Los ecos de Arnaud Blanchard (II)

Publicado el 16 enero 2014 por Nestor74

El puerto de La Rochelle, a principios del siglo XVII.


Dos hombres con uniforme militar muy engalanado, vociferaban en la calle varias proclamas y repartían panfletos entre todos los jóvenes que pasaban.
¿Asqueados de la pobreza? Hay un futuro para vosotros en el Nuevo Mundo. Tierras por doquier!!!. Una proclama falsa y sensacionalista inundaba la Rue du Bourgogne y acabó por seducir al joven Blanchard, para quien su vida en Francia se acercaba peligrosamente hacia un callejón sin salida. Hay que comprender la desesperación que le embargaba: su padre era el único valedor que tenía en la familia pero pronto moriría; sus hermanos nada pensaban hacer por él así que pronto debería trabajar como ayudante de tabernero en cualquier antro de la ciudad. Viajar a París tampoco auguraba nada bueno al no tener estudios ni padrinos. Muchos de los amigos que habían emprendido ese camino seguían siendo igual de miserables que a su llegada. Incluso dos de ellos habían muerto en varios altercados de la calle.

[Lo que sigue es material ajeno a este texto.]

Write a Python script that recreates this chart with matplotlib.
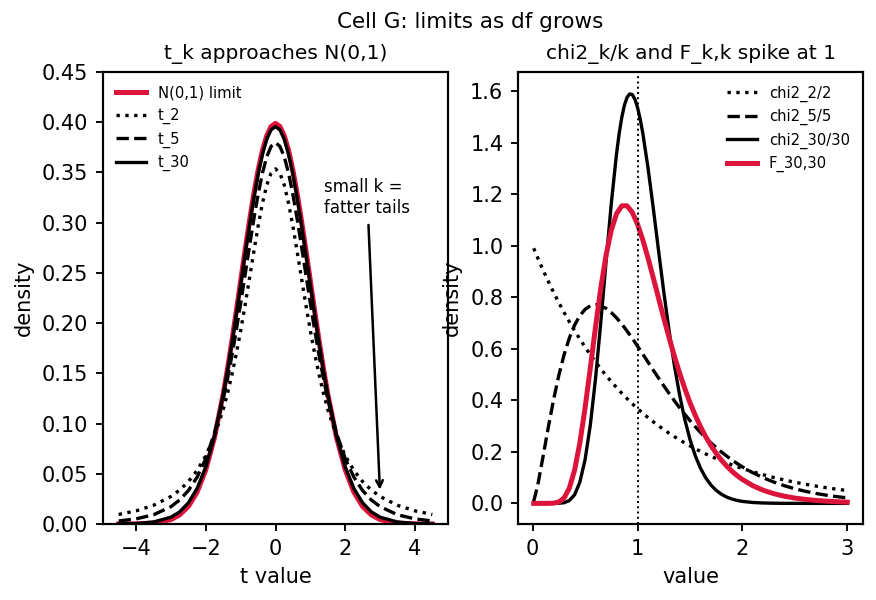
import matplotlib
matplotlib.use("Agg")
import matplotlib.pyplot as plt
import numpy as np

# ---------------- left panel data ----------------
t_x = [-4.5, -4.0, -3.5, -3.0, -2.75, -2.5, -2.25, -2.0, -1.75, -1.5, -1.375, -1.25, -1.125,
       -1.0, -0.875, -0.75, -0.625, -0.5, -0.375, -0.25, -0.125, 0.0,
       0.125, 0.25, 0.375, 0.5, 0.625, 0.75, 0.875, 1.0, 1.125, 1.25, 1.375, 1.5,
       1.75, 2.0, 2.25, 2.5, 2.75, 3.0, 3.5, 4.0, 4.5]

normal_pdf = [0.0000, 0.0001, 0.0009, 0.0044, 0.0091, 0.0175, 0.0317, 0.0540, 0.0863, 0.1295,
              0.1550, 0.1826, 0.2119, 0.2420, 0.2721, 0.3011, 0.3282, 0.3521, 0.3719, 0.3867,
              0.3958, 0.3989,
              0.3958, 0.3867, 0.3719, 0.3521, 0.3282, 0.3011, 0.2721, 0.2420, 0.2119, 0.1826,
              0.1550, 0.1295, 0.0863, 0.0540, 0.0317, 0.0175, 0.0091, 0.0044, 0.0009, 0.0001, 0.0000]

t2_pdf = [0.0095, 0.0131, 0.0186, 0.0274, 0.0338, 0.0422, 0.0533, 0.0680, 0.0878, 0.1141,
          0.1303, 0.1487, 0.1695, 0.1925, 0.2174, 0.2438, 0.2705, 0.2963, 0.3193, 0.3376,
          0.3494, 0.3536,
          0.3494, 0.3376, 0.3193, 0.2963, 0.2705, 0.2438, 0.2174, 0.1925, 0.1695, 0.1487,
          0.1303, 0.1141, 0.0878, 0.0680, 0.0533, 0.0422, 0.0338, 0.0274, 0.0186, 0.0131, 0.0095]

t5_pdf = [0.0030, 0.0051, 0.0092, 0.0173, 0.0239, 0.0333, 0.0466, 0.0651, 0.0905, 0.1245,
          0.1450, 0.1679, 0.1929, 0.2197, 0.2476, 0.2757, 0.3029, 0.3279, 0.3493, 0.3657,
          0.3761, 0.3796,
          0.3761, 0.3657, 0.3493, 0.3279, 0.3029, 0.2757, 0.2476, 0.2197, 0.1929, 0.1679,
          0.1450, 0.1245, 0.0905, 0.0651, 0.0466, 0.0333, 0.0239, 0.0173, 0.0092, 0.0051, 0.0030]

t30_pdf = [0.0001, 0.0005, 0.0020, 0.0068, 0.0121, 0.0211, 0.0353, 0.0569, 0.0877, 0.1290,
           0.1531, 0.1801, 0.2085, 0.2380, 0.2677, 0.2967, 0.3237, 0.3479, 0.3680, 0.3831,
           0.3925, 0.3956,
           0.3925, 0.3831, 0.3680, 0.3479, 0.3237, 0.2967, 0.2677, 0.2380, 0.2085, 0.1801,
           0.1531, 0.1290, 0.0877, 0.0569, 0.0353, 0.0211, 0.0121, 0.0068, 0.0020, 0.0005, 0.0001]

# ---------------- right panel data ----------------
v_x = [0.01, 0.05, 0.10, 0.15, 0.20, 0.25, 0.30, 0.35, 0.40, 0.45, 0.50,
       0.55, 0.60, 0.65, 0.70, 0.75, 0.80, 0.85, 0.90, 0.95, 1.00,
       1.05, 1.10, 1.15, 1.20, 1.25, 1.30, 1.35, 1.40, 1.45, 1.50,
       1.55, 1.60, 1.65, 1.70, 1.75, 1.80, 1.85, 1.90, 1.95, 2.00,
       2.1, 2.2, 2.3, 2.4, 2.5, 2.6, 2.7, 2.8, 2.9, 3.0]

chi2_2 = [0.9900, 0.9512, 0.9048, 0.8607, 0.8187, 0.7788, 0.7408, 0.7047, 0.6703, 0.6376, 0.6065,
          0.5769, 0.5488, 0.5220, 0.4966, 0.4724, 0.4493, 0.4274, 0.4066, 0.3867, 0.3679,
          0.3499, 0.3329, 0.3166, 0.3012, 0.2865, 0.2725, 0.2592, 0.2466, 0.2346, 0.2231,
          0.2122, 0.2019, 0.1920, 0.1827, 0.1738, 0.1653, 0.1572, 0.1496, 0.1423, 0.1353,
          0.1225, 0.1108, 0.1003, 0.0907, 0.0821, 0.0743, 0.0672, 0.0608, 0.0550, 0.0498]

chi2_5 = [0.0073, 0.0734, 0.1831, 0.2968, 0.4033, 0.4974, 0.5770, 0.6417, 0.6919, 0.7285, 0.7530,
          0.7667, 0.7709, 0.7671, 0.7566, 0.7405, 0.7199, 0.6958, 0.6690, 0.6403, 0.6102,
          0.5794, 0.5483, 0.5172, 0.4865, 0.4565, 0.4272, 0.3990, 0.3719, 0.3459, 0.3212,
          0.2977, 0.2756, 0.2547, 0.2350, 0.2166, 0.1994, 0.1834, 0.1684, 0.1546, 0.1417,
          0.1187, 0.0991, 0.0825, 0.0685, 0.0567, 0.0469, 0.0386, 0.0318, 0.0261, 0.0214]

chi2_30_x = [0.01, 0.05, 0.10, 0.15, 0.20, 0.25, 0.30, 0.35, 0.40, 0.45, 0.50,
             0.55, 0.60, 0.65, 0.70, 0.75, 0.80, 0.825, 0.85, 0.875, 0.90, 0.925, 0.95, 0.975, 1.00,
             1.025, 1.05, 1.10, 1.15, 1.20, 1.25, 1.30, 1.35, 1.40, 1.45, 1.50,
             1.55, 1.60, 1.65, 1.70, 1.75, 1.80, 1.85, 1.90, 1.95, 2.00,
             2.1, 2.2, 2.3, 2.4, 2.5, 2.6, 2.7, 2.8, 2.9, 3.0]

chi2_30 = [0.0000, 0.0000, 0.0000, 0.0000, 0.0000, 0.0004, 0.0027, 0.0109, 0.0334, 0.0821, 0.1696,
           0.3042, 0.4858, 0.7037, 0.9381, 1.1641, 1.3573, 1.4352, 1.4982, 1.5451, 1.5753, 1.5889,
           1.5863, 1.5684, 1.5365,
           1.4922, 1.4370, 1.3020, 1.1459, 0.9822, 0.8216, 0.6721, 0.5385, 0.4232, 0.3267, 0.2481,
           0.1855, 0.1366, 0.0993, 0.0712, 0.0505, 0.0354, 0.0245, 0.0168, 0.0114, 0.0077,
           0.0034, 0.0015, 0.0006, 0.0002, 0.0001, 0.0000, 0.0000, 0.0000, 0.0000, 0.0000]

f_30_30 = [0.0000, 0.0000, 0.0000, 0.0001, 0.0008, 0.0054, 0.0212, 0.0592, 0.1290, 0.2342, 0.3703,
           0.5258, 0.6859, 0.8356, 0.9630, 1.0603, 1.1241, 1.1546, 1.1548, 1.1293, 1.0835,
           1.0227, 0.9520, 0.8757, 0.7972, 0.7194, 0.6443, 0.5733, 0.5072, 0.4466, 0.3907,
           0.3421, 0.2980, 0.2589, 0.2244, 0.1942, 0.1678, 0.1448, 0.1248, 0.1075, 0.0926,
           0.0685, 0.0507, 0.0375, 0.0278, 0.0206, 0.0154, 0.0114, 0.0086, 0.0064, 0.0048]

CRIMSON = "#DC143C"

fig = plt.figure(figsize=(5.84, 4.0), dpi=150)
ax1 = fig.add_axes([103 / 876, 76 / 600, 345 / 876, 452 / 600])
ax2 = fig.add_axes([518 / 876, 76 / 600, 345 / 876, 452 / 600])

fig.suptitle("Cell G: limits as df grows", fontsize=10.3, x=470 / 876, y=0.98)

# left panel
ax1.plot(t_x, normal_pdf, color=CRIMSON, lw=2.4, label="N(0,1) limit")
ax1.plot(t_x, t2_pdf, color="black", ls=":", lw=1.6, label="t_2")
ax1.plot(t_x, t5_pdf, color="black", ls="--", lw=1.6, label="t_5")
ax1.plot(t_x, t30_pdf, color="black", ls="-", lw=1.6, label="t_30")
ax1.set_ylim(0, 0.45)
ax1.set_yticks(np.arange(0, 0.451, 0.05))
ax1.set_title("t_k approaches N(0,1)", fontsize=9.7)
ax1.set_xlabel("t value", fontsize=10)
ax1.set_ylabel("density", fontsize=10)
ax1.legend(loc="upper left", frameon=False, fontsize=7.1)
ax1.annotate("small k =\nfatter tails", xy=(3.0, 0.03), xytext=(1.4, 0.31),
             fontsize=8, arrowprops=dict(arrowstyle="->", color="black", lw=1.2))

# right panel
ax2.plot(v_x, chi2_2, color="black", ls=":", lw=1.6, label="chi2_2/2")
ax2.plot(v_x, chi2_5, color="black", ls="--", lw=1.6, label="chi2_5/5")
ax2.plot(chi2_30_x, chi2_30, color="black", ls="-", lw=1.6, label="chi2_30/30")
ax2.plot(v_x, f_30_30, color=CRIMSON, lw=2.4, label="F_30,30")
ax2.axvline(1.0, color="black", ls=":", lw=0.95)
ax2.set_ylim(-0.08, 1.674)
ax2.set_title("chi2_k/k and F_k,k spike at 1", fontsize=9.7)
ax2.set_xlabel("value", fontsize=10)
ax2.set_ylabel("density", fontsize=10)
ax2.legend(loc="upper right", frameon=False, fontsize=7.1)

for ax in (ax1, ax2):
    ax.tick_params(labelsize=10, width=0.9)
    for s in ax.spines.values():
        s.set_linewidth(1.05)

fig.savefig("out.png", dpi=150)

Blanchard no disponía de recursos pero eso no le había convertido en una persona con espíritu de sacrificio. Seguía queriendo ganar dinero con poco esfuerzo y siempre había crecido con las historias de veteranos que habían logrado embolsarse un buen dinero en las colonias. Además, no iba a marchar como soldado sino como una especie de enlace con las tribus indígenas. Formaría parte de un grupo de jóvenes que aprenderían las costumbres y la lengua de los autóctonos para facilitar la integración y expansión del colonialismo francés en la zona del Québec.
Solo una condición quedó establecida antes de su firma. No partiría hasta la muerte de su padre. El funcionario le aseguró que, en tres meses, saldría un navío del puerto de La Rochelle. Si conseguía llegar a él, en el día señalado, podría enrolarse. De lo contrario debería responder ante un tribunal civil por incumplimiento de compromiso. No habría comprensión alguna por su situación. Si llegado el momento, la defunción no se hubiera producido, debería escoger entre marcharse o afrontar las consecuencias.

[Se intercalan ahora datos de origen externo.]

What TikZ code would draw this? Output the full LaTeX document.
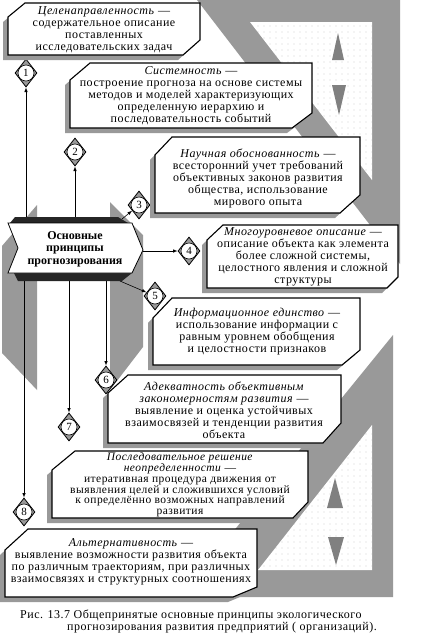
\documentclass[tikz,border=0pt]{standalone}
\usepackage{fontspec}
\setmainfont{Liberation Serif}
\newfontfamily\bodyfont{Liberation Serif}[LetterSpace=4]
\usetikzlibrary{shapes.geometric,patterns.meta}

\tikzset{
  pbox/.style={draw=black,line width=1.1pt,fill=white},
  pshadow/.style={fill=black!40,shift={(-5,5)}},
  ptext/.style={align=center,font=\bodyfont\fontsize{12}{12}\selectfont,inner sep=0pt},
  rombus/.style={diamond,draw=black,fill=black!40,line width=0.8pt,minimum width=22pt,minimum height=28pt,inner sep=0pt},
  num/.style={circle,draw=black,fill=white,line width=0.6pt,minimum size=16pt,inner sep=0pt,font=\fontsize{11}{12}\selectfont},
  conn/.style={-latex,line width=0.6pt},
  wing/.style={fill=black!40},
  panel/.style={fill=white,pattern={Dots[distance=6pt,radius=0.4pt]},pattern color=black!50},
  tri/.style={fill=black!50}
}

\begin{document}
\begin{tikzpicture}[x=1pt,y=-1pt]
	\useasboundingbox (0,0) rectangle (422,638);
	
	% decoration on the right
	\fill[wing] (197,0) -- (400,0) -- (400,264) -- cycle;
	\fill[white] (250,22) -- (372,22) -- (372,180) -- cycle;
	\fill[panel] (250,22) -- (372,22) -- (372,180) -- cycle;
	\fill[tri] (338,33) -- (344,60) -- (332,60) -- cycle;
	\fill[tri] (332,85) -- (346,85) -- (339,115) -- cycle;
	\fill[wing] (393,335) -- (393,597) -- (180,597) -- cycle;
	\fill[white] (372,425) -- (372,570) -- (258,570) -- cycle;
	\fill[panel] (372,425) -- (372,570) -- (258,570) -- cycle;
	\fill[tri] (335,478) -- (343,508) -- (327,508) -- cycle;
	\fill[tri] (328,537) -- (344,537) -- (336,565) -- cycle;
	
	% gray wings behind the banner
	\fill[wing] (2,246) -- (37,205) -- (37,390) -- (2,353) -- cycle;
	\fill[wing] (110,202) -- (143,235) -- (143,347) -- (110,390) -- cycle;
	
	% diamonds
	\node[rombus] (d1) at (26,73) {};
	\node[rombus] (d2) at (75,152) {};
	\node[rombus] (d3) at (139,205) {};
	\node[rombus] (d4) at (189,251) {};
	\node[rombus] (d5) at (155,296) {};
	\node[rombus] (d6) at (106,380) {};
	\node[rombus] (d7) at (69,427) {};
	\node[rombus] (d8) at (24,512) {};
	
	% banner
	\coordinate (up1) at (26,218);
	\coordinate (up2) at (75,218);
	\coordinate (up3) at (122,219);
	\coordinate (side4) at (143,251);
	\coordinate (down5) at (120,281);
	\coordinate (down6) at (106,281);
	\coordinate (down7) at (69,281);
	\coordinate (down8) at (24,281);
	\draw[conn] (up1) -- (d1);
	\draw[conn] (up2) -- (d2);
	\draw[conn] (up3) -- (d3);
	\draw[conn] (side4) -- (d4);
	\draw[conn] (down5) -- (d5);
	\draw[conn] (down6) -- (d6);
	\draw[conn] (down7) -- (d7);
	\draw[conn] (down8) -- (d8);
	
	\fill[black!85] (15,217) -- (118,217) -- (128,223) -- (10,223) -- cycle;
	\fill[black!85] (14,273) -- (132,273) -- (122,281) -- (18,281) -- cycle;
	\draw[fill=white,line width=0.8pt] (8,223) -- (132,223) -- (143,250) -- (132,273) -- (8,273) -- (18,248) -- cycle;
	\node[align=center,inner sep=0pt,font=\fontsize{12}{12.5}\selectfont\bfseries] (ban) at (75,249) {Основные\\принципы\\прогнозирования};
	
	% boxes
	\fill[pshadow] (8,17) -- (25,3) -- (200,3) -- (200,40) -- (183,55) -- (8,55) -- cycle;
	\draw[pbox] (8,17) -- (25,3) -- (200,3) -- (200,40) -- (183,55) -- (8,55) -- cycle;
	\node[ptext] (t1) at (104,30) {\textit{Целенаправленность} —\\содержательное описание\\поставленных\\исследовательских задач};
	
	\fill[pshadow] (70,80) -- (90,63) -- (312,63) -- (312,113) -- (292,128) -- (70,128) -- cycle;
	\draw[pbox] (70,80) -- (90,63) -- (312,63) -- (312,113) -- (292,128) -- (70,128) -- cycle;
	\node[ptext] (t2) at (191,96) {\textit{Системность} —\\построение прогноза на основе системы\\методов и моделей характеризующих\\определенную иерархию и\\последовательность событий};
	
	\fill[pshadow] (155,155) -- (172,137) -- (360,137) -- (360,195) -- (340,213) -- (155,213) -- cycle;
	\draw[pbox] (155,155) -- (172,137) -- (360,137) -- (360,195) -- (340,213) -- (155,213) -- cycle;
	\node[ptext] (t3) at (258,178) {\textit{Научная обоснованность} —\\всесторонний учет требований\\объективных законов развития\\общества, использование\\мирового опыта};
	
	\fill[pshadow] (207,240) -- (223,225) -- (398,225) -- (398,277) -- (387,288) -- (207,288) -- cycle;
	\draw[pbox] (207,240) -- (223,225) -- (398,225) -- (398,277) -- (387,288) -- (207,288) -- cycle;
	\node[ptext] (t4) at (303,257) {\textit{Многоуровневое описание} —\\описание объекта как элемента\\более сложной системы,\\целостного явления и сложной\\структуры};
	
	\fill[pshadow] (153,318) -- (172,298) -- (360,298) -- (360,350) -- (342,365) -- (153,365) -- cycle;
	\draw[pbox] (153,318) -- (172,298) -- (360,298) -- (360,350) -- (342,365) -- (153,365) -- cycle;
	\node[ptext] (t5) at (257,332) {\textit{Информационное единство} —\\использование информации с\\равным уровнем обобщения\\и целостности признаков};
	
	\fill[pshadow] (108,393) -- (128,375) -- (341,375) -- (341,423) -- (323,443) -- (108,443) -- cycle;
	\draw[pbox] (108,393) -- (128,375) -- (341,375) -- (341,423) -- (323,443) -- (108,443) -- cycle;
	\node[ptext] (t6) at (224,410) {\textit{Адекватность объективным}\\\textit{закономерностям развития} —\\выявление и оценка устойчивых\\взаимосвязей и тенденции развития\\объекта};
	
	\fill[pshadow] (52,470) -- (75,451) -- (308,451) -- (308,502) -- (293,518) -- (52,518) -- cycle;
	\draw[pbox] (52,470) -- (75,451) -- (308,451) -- (308,502) -- (293,518) -- (52,518) -- cycle;
	\node[ptext,font=\bodyfont\fontsize{11.5}{10.8}\selectfont] (t7) at (180,485) {\textit{Последовательное решение}\\\textit{неопределенности} —\\итеративная процедура движения от\\выявления целей и сложившихся условий\\к определённо возможных  направлений\\развития};
	
	\fill[pshadow] (5,550) -- (28,529) -- (257,529) -- (257,587) -- (233,597) -- (5,597) -- cycle;
	\draw[pbox] (5,550) -- (28,529) -- (257,529) -- (257,587) -- (233,597) -- (5,597) -- cycle;
	\node[ptext] (t8) at (131,562) {\textit{Альтернативность} —\\выявление возможности развития объекта\\по различным траекториям, при различных\\взаимосвязях и структурных соотношениях};
	
	% numbers
	\node[num] (n1) at (d1) {1};
	\node[num] (n2) at (d2) {2};
	\node[num] (n3) at (d3) {3};
	\node[num] (n4) at (d4) {4};
	\node[num] (n5) at (d5) {5};
	\node[num] (n6) at (d6) {6};
	\node[num] (n7) at (d7) {7};
	\node[num] (n8) at (d8) {8};
	
	% caption
	\node[anchor=west,inner sep=0pt,font=\bodyfont\fontsize{12}{12}\selectfont] (cap1) at (20,615) {Рис. 13.7 Общепринятые основные принципы экологического};
	\node[anchor=west,inner sep=0pt,font=\bodyfont\fontsize{12}{12}\selectfont] (cap2) at (67,628) {прогнозирования развития предприятий ( организаций).};
\end{tikzpicture}
\end{document}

En las semanas siguientes, Arnaud nunca habló con su padre sobre esta importante decisión. Olivier pareció incluso mejorar con las nuevas medicinas y volvió a caminar y a dirigirle en la gestión de los contratos de tierras. Se sentía feliz por la recuperación aunque sabía que no viviría mucho más. Sin embargo, el tiempo pasaba y le inquietaba tener que dejarle en su último tiempo de vida.

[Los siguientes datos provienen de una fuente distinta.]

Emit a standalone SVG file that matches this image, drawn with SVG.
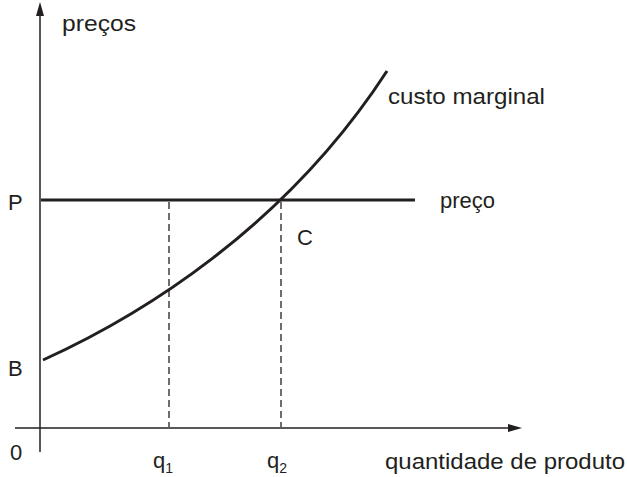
<svg xmlns="http://www.w3.org/2000/svg" width="627" height="477" viewBox="0 0 627 477">
<defs>
<style>
text{font-family:"Liberation Sans",Arial,sans-serif;font-size:22px;fill:#231f20}
.sub{font-size:14px}
.axis{stroke:#231f20;stroke-width:1.5;fill:none}
.thick{stroke:#231f20;stroke-width:3;fill:none}
.dash{stroke:#231f20;stroke-width:1.3;stroke-dasharray:7 4;fill:none}
</style>
</defs>
<rect width="627" height="477" fill="#fff"/>
<g id="connectors">
<line class="axis" x1="40" y1="452" x2="40" y2="14"/>
<polygon points="40,2 36,16 44,16" fill="#231f20"/>
<line class="axis" x1="15" y1="428" x2="510" y2="428"/>
<polygon points="522,428 508,424 508,432" fill="#231f20"/>
<line class="thick" x1="41" y1="200" x2="415" y2="200"/>
<line class="dash" x1="169" y1="202" x2="169" y2="427"/>
<line class="dash" x1="281" y1="202" x2="281" y2="427"/>
<path class="thick" d="M43,360 C140,316 285,228 387,71"/>
</g>
<g id="labels">
<text x="62" y="31" textLength="74" lengthAdjust="spacingAndGlyphs">preços</text>
<text x="388" y="104" textLength="157" lengthAdjust="spacingAndGlyphs">custo marginal</text>
<text x="8" y="210">P</text>
<text x="440" y="208">preço</text>
<text x="297" y="245">C</text>
<text x="8" y="376">B</text>
<text x="10" y="460">0</text>
<text x="153" y="468">q<tspan class="sub" dy="5">1</tspan></text>
<text x="267" y="468">q<tspan class="sub" dy="5">2</tspan></text>
<text x="385" y="469" textLength="240" lengthAdjust="spacingAndGlyphs">quantidade de produto</text>
</g>
</svg>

Pero sucedió que los hermanos habían planificado la usurpación de los contratos de su padre antes de que muriera. Pretendían que les fuera firmado un documento de transferencia en vida, sin cláusulas mayores. Algo que les diera libertad para repartirse el contingente a su libre albedrío. Cuando los tres avaros irrumpieron en la casa, Olivier se opuso rotundamente a sus planes. El testamento estaba redactado y se conocería tras su fallecimiento. Y, en dicho documento, habría un estipendio para Arnaud durante cinco años. Todo ello fue censurado por los desalmados y decidieron obtener el documento de cesión por la fuerza.
Dos horas después, Arnaud llegaba a la casa tras una nueva tarde en l'Eppe d'Or. La bebida nublaba su vista pero, desgraciadamente, no le cegó del todo. Bajo el marco de la puerta que separaba la entradilla de la sala principal, yacía el cuerpo sin vida de Olivier. Uno de los hermanos, Bertrand, bajaba la escalera que conducía a las habitaciones portando varios documentos. No hubo conversación, solo una sentencia: "Vete ahora mismo, márchate lejos puesto que no hay nada aquí para ti. Y no regreses jamás."
La lamentación debía dejar paso a la impulsividad. Arnaud recogió sus escasas pertenencias en un saco y marchó hacia la ciudad. Allí se embarcó en un bergantín de río que, siguiendo el curso del Loire, le llevó hasta Nantes. Desde allí volvió a usar sus últimos ahorros para pagar a varios comerciantes por un espacio en su carro hasta llegar a La Rochelle. Trabajó como mozo de cuadras para una acaudalada familia en el tiempo que transcurrió hasta la salida del navío. Durante estos meses siempre mantuvo la mirada hacia el horizonte, y nunca volvió la cabeza atrás.